Capt. Dave DeGenarro, who operates the Hi-Flier out of Barnegat, New Jersey also trolls with braid, but has a somewhat different reason than the aforementioned advantages. “Wire line works best when I troll two bunker spoon rods out of the gunwales, and when spooning, that’s all you can get away with,” he says. “But braided line allows us to troll a third rod right down the middle with a 20- to 32-ounce mojo rig. I use 80-pound Power Pro and the braided line goes straight down like a depth charge so I can keep a relatively slow pace. Most importantly, the line doesn’t swing or sway into the other spoon lines.”
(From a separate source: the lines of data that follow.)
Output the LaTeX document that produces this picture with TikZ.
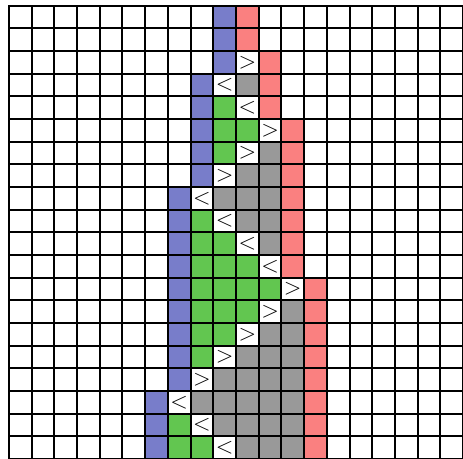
\documentclass[tikz,border=0pt]{standalone}
\definecolor{cblue}{RGB}{120,125,202}
\definecolor{cred}{RGB}{250,128,128}
\definecolor{cgreen}{RGB}{98,198,80}
\definecolor{cgray}{RGB}{153,153,153}
\tikzset{
  cell/.style={draw=black, line width=1.5pt, minimum size=17.025pt, inner sep=0pt, outer sep=0pt, font=\fontsize{17}{17}\selectfont},
}
\begin{document}
\begin{tikzpicture}[x=17.025pt, y=-17.0pt]
\useasboundingbox (-0.396,-0.251) rectangle (20.0,19.97);
\foreach \Rr/\Rb/\Rs/\Rt/\Re in {
  0/9/-1/{}/10, 1/9/-1/{}/10, 2/9/10/>/11, 3/8/9/</11, 4/8/10/</11,
  5/8/11/>/12, 6/8/10/>/12, 7/8/9/>/12, 8/7/8/</12, 9/7/9/</12,
  10/7/10/</12, 11/7/11/</12, 12/7/12/>/13, 13/7/11/>/13, 14/7/10/>/13,
  15/7/9/>/13, 16/7/8/>/13, 17/6/7/</13, 18/6/8/</13, 19/6/9/</13} {
  \foreach \Cc in {0,...,19} {
    \def\Ff{white}%
    \ifnum\Cc=\Rb\relax \def\Ff{cblue}\fi
    \ifnum\Cc=\Re\relax \def\Ff{cred}\fi
    \ifnum\Cc>\Rb\relax \ifnum\Cc<\Rs\relax \def\Ff{cgreen}\fi\fi
    \ifnum\Rs>-1\relax \ifnum\Cc>\Rs\relax \ifnum\Cc<\Re\relax \def\Ff{cgray}\fi\fi\fi
    \node[cell, fill=\Ff] (n-\Rr-\Cc) at (\Cc+0.5,\Rr+0.5) {\ifnum\Cc=\Rs\relax $\Rt$\fi};
  }
}
\end{tikzpicture}
\end{document}
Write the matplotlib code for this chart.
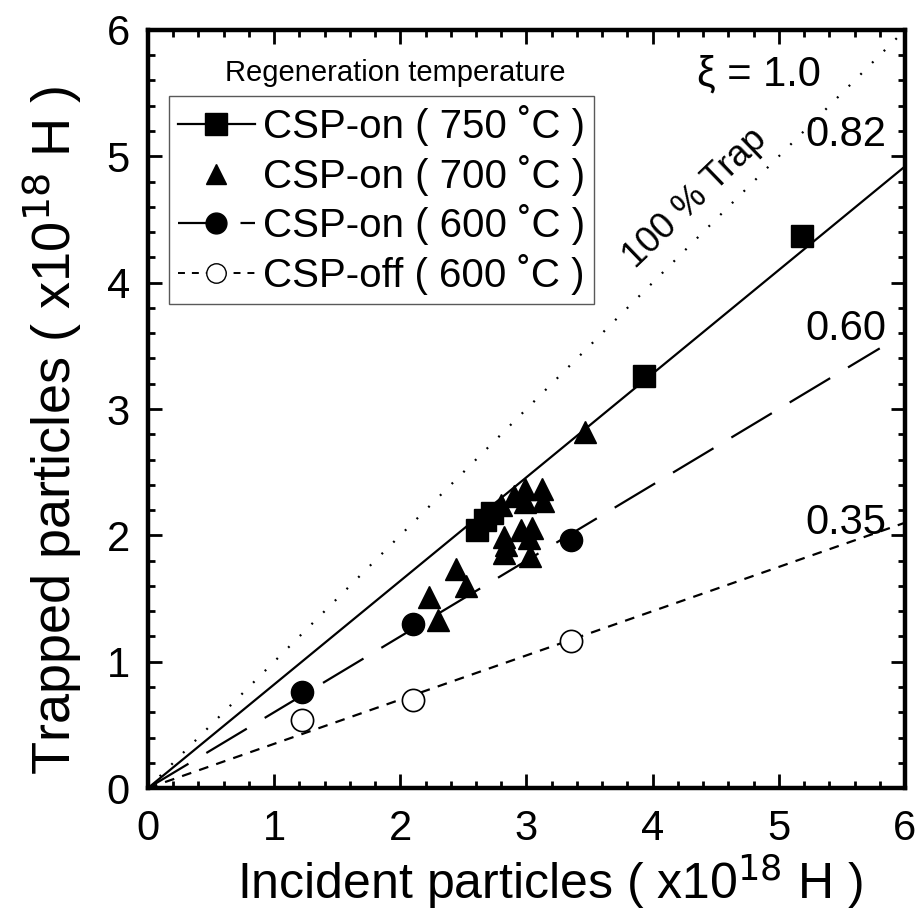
import matplotlib
matplotlib.use("Agg")
import matplotlib.pyplot as plt
import numpy as np
from matplotlib.lines import Line2D
from matplotlib.ticker import MultipleLocator

plt.rcParams['font.family'] = ['Liberation Sans', 'DejaVu Sans']
plt.rcParams['lines.scale_dashes'] = False

# data (x10^18 H)
sq_x = [2.61, 2.67, 2.73, 3.93, 5.18]
sq_y = [2.04, 2.12, 2.18, 3.26, 4.37]

tri_x = [2.30, 2.23, 2.44, 2.52, 2.82, 2.84, 2.82, 2.96, 3.04, 3.02, 3.03,
         2.90, 2.99, 3.12, 2.99, 3.13, 2.80, 3.46]
tri_y = [1.33, 1.51, 1.73, 1.60, 1.86, 1.92, 1.99, 2.04, 2.06, 1.98, 1.84,
         2.31, 2.37, 2.37, 2.26, 2.27, 2.24, 2.82]

circ_x = [1.22, 2.10, 3.35]
circ_y = [0.76, 1.30, 1.96]

open_x = [1.22, 2.10, 3.35]
open_y = [0.54, 0.70, 1.16]

xi_vals = [1.0, 0.82, 0.60, 0.35]
xi_end = [6.0, 6.0, 5.8, 6.0]

fig = plt.figure(figsize=(9.21, 9.19), dpi=100)
ax = fig.add_axes([0.1607, 0.1425, 0.8219, 0.8249])

dot_style = dict(color='black', lw=1.6, dashes=(1.4, 10.5))
solid_style = dict(color='black', lw=1.6, linestyle='-')
long_style = dict(color='black', lw=1.6, dashes=(34, 15))
short_style = dict(color='black', lw=1.6, dashes=(7, 6))
styles = [dot_style, solid_style, long_style, short_style]

for xi, xe, st in zip(xi_vals, xi_end, styles):
    xx = np.array([0, xe])
    ax.plot(xx, xi * xx, **st)

ax.plot(sq_x, sq_y, 's', color='black', ms=16, ls='none', zorder=5)
ax.plot(tri_x, tri_y, '^', color='black', ms=16, ls='none', zorder=5)
ax.plot(circ_x, circ_y, 'o', color='black', ms=16, ls='none', zorder=5)
ax.plot(open_x, open_y, 'o', mfc='white', mec='black', mew=1.2, ms=16,
        ls='none', zorder=5)

ax.set_xlim(0, 6)
ax.set_ylim(0, 6)
ax.xaxis.set_major_locator(MultipleLocator(1))
ax.yaxis.set_major_locator(MultipleLocator(1))
ax.xaxis.set_minor_locator(MultipleLocator(0.2))
ax.yaxis.set_minor_locator(MultipleLocator(0.2))
ax.tick_params(which='both', direction='in', top=True, right=True, width=2)
ax.tick_params(which='major', length=10, labelsize=30)
ax.tick_params(axis='x', which='major', pad=15)
ax.tick_params(axis='y', which='major', pad=13)
ax.tick_params(which='minor', length=5)
for sp in ax.spines.values():
    sp.set_linewidth(3.2)

ax.set_xlabel('Incident particles ( x10$^{18}$ H )', fontsize=36, labelpad=2)
ax.set_ylabel('Trapped particles ( x10$^{18}$ H )', fontsize=39, labelpad=16)
ax.xaxis.label.set_x(0.531)
ax.yaxis.label.set_y(0.472)

ax.text(4.84, 5.65, 'ξ = 1.0', fontsize=30, ha='center', va='center')
ax.text(5.53, 5.17, '0.82', fontsize=30, ha='center', va='center')
ax.text(5.53, 3.63, '0.60', fontsize=30, ha='center', va='center')
ax.text(5.53, 2.10, '0.35', fontsize=30, ha='center', va='center')
ax.text(4.34, 4.67, '100 % Trap', fontsize=26, ha='center', va='center',
        rotation=44)

handles = [
    Line2D([], [], marker='s', color='black', ms=16, lw=1.6, ls='-'),
    Line2D([], [], marker='^', color='black', ms=14, ls='none'),
    Line2D([], [], marker='o', color='black', ms=15, lw=1.6, dashes=(30, 15)),
    Line2D([], [], marker='o', color='black', mfc='white', mew=1.0, ms=14,
           lw=1.4, dashes=(5, 5)),
]
labels = ['CSP-on ( 750 ˚C )', 'CSP-on ( 700 ˚C )', 'CSP-on ( 600 ˚C )',
          'CSP-off ( 600 ˚C )']
leg = ax.legend(handles, labels, loc='upper left', bbox_to_anchor=(0.028, 0.913),
                fontsize=29, frameon=True, fancybox=False, edgecolor='0.35',
                framealpha=1, handlelength=1.9, handletextpad=0.2,
                labelspacing=0.22, borderpad=0.22, borderaxespad=0)
leg.get_frame().set_linewidth(1.0)
ax.text(0.326, 0.943, 'Regeneration temperature', transform=ax.transAxes,
        fontsize=21, ha='center', va='center')

fig.savefig('out.png', dpi=100)
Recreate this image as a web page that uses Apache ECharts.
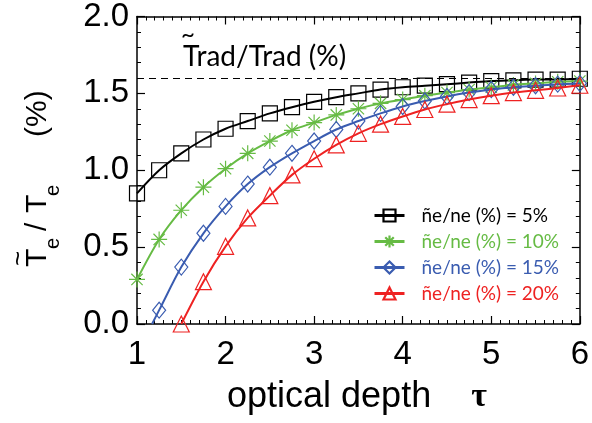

DeGennaro trolls with a Tsunami Trophy boat rod rated for 25- to 40-pound class tackle and prefers a lighter reel like the Shimano Charter Special level-drag. “We put 150 feet of line out, a lot less than you have to put out with wire line,” he says. “We can then run a mojo down the middle and it doesn’t interfere with the bunker spoons.”

Both captains also tout the accolades of simplicity when using Mann’s Stretch plugs on braided line instead of monofilament. “It’s so simple,” says DeGennaro. “Tie the plug to the end of the braid. That’s it.” You can also use a snap to attach the plug.

“The advantage of trolling with Stretch and Rapala Magnum plugs is that they track straight up and down as they dig in whereas with monofilament, they may sway back and forth in the spread and track untrue,” Reilly adds.

Just about all striper pros will agree that braided line is much easier to maintain, tie and replace. It gets the job done and is more fun to fish with. It’s hard to argue with that.